Wo sind die Grenzen Ihrer Kompromissbereitschaft?

Es gibt bestimmte Kampfformen, die gehen nicht. Das Sozialforum kann nicht propagieren, dass man jetzt die Arbeitsämter anzünden soll. Das geht nicht, egal, ob einzelne Leute das gut finden oder nicht. Wir müssen bei allen Aktionen, auch des zivilen Ungehorsams, ein breites Spektrum berücksichtigen.

Gibt es auch inhaltliche Differenzen?

Wir diskutieren derzeit die These der Gruppe Anders Arbeiten über ein Recht auf Faulheit und Existenzgeld. Das kann man nicht einfach per Beschluss übernehmen. Aber der Wille, gemeinsam gegen neoliberale Politik vorzugehen, ist vorhanden. Die Interessen breiterer Schichten müssen berücksichtigt werden. Wer Szenepolitik machen will, kann das tun, aber nicht im Sozialforum.

Sie sind aus der PDS ausgetreten. Wie arbeiten Sie mit den PDS-Mitgliedern im Berliner Sozialforum zusammen?

Die treten sehr bescheiden auf und versuchen erst gar nicht, eine dominante Rolle einzunehmen. Sie werden geduldet, das Sozialforum schließt keinen aus. Aber sie müssen sich natürlich fragen lassen, warum sie im Sozialforum mitarbeiten und gleichzeitig eine neoliberale Politik betreiben. Das ist eine Schizophrenie, die sie nicht lange durchhalten können.

Sie haben viele Jahre mit dem heutigen PDS-Wirtschaftssenator Harald Wolf und mit Udo Wolf in Kreuzberg zusammen gewohnt.

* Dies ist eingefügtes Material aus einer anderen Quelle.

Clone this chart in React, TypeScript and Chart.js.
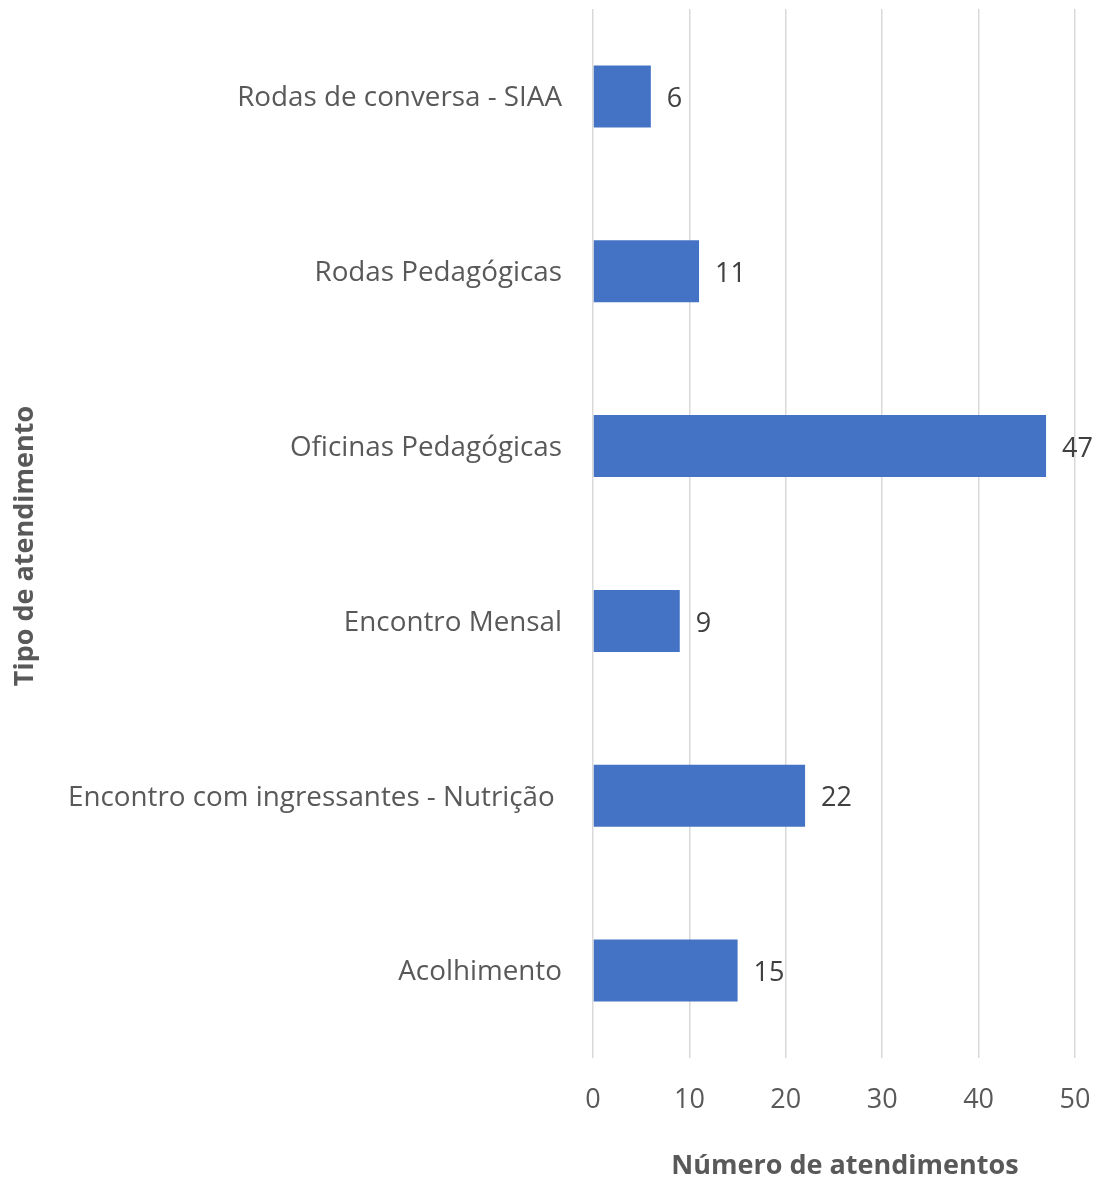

Wir sind auch heute noch auf der persönlichen Ebene befreundet. Aber wir haben uns politisch nichts zu sagen. Udo glaubt ja, dass er ein guter Marxist ist. Beide gehen davon aus, dass seit der Wende für eine lange Zeit keine andere Politik möglich ist. Aber der Kompromiss, den sie eingehen, ist völlig einseitig. Sie gehen der Sozialdemokratie entgegen, ohne irgendetwas dafür zu bekommen.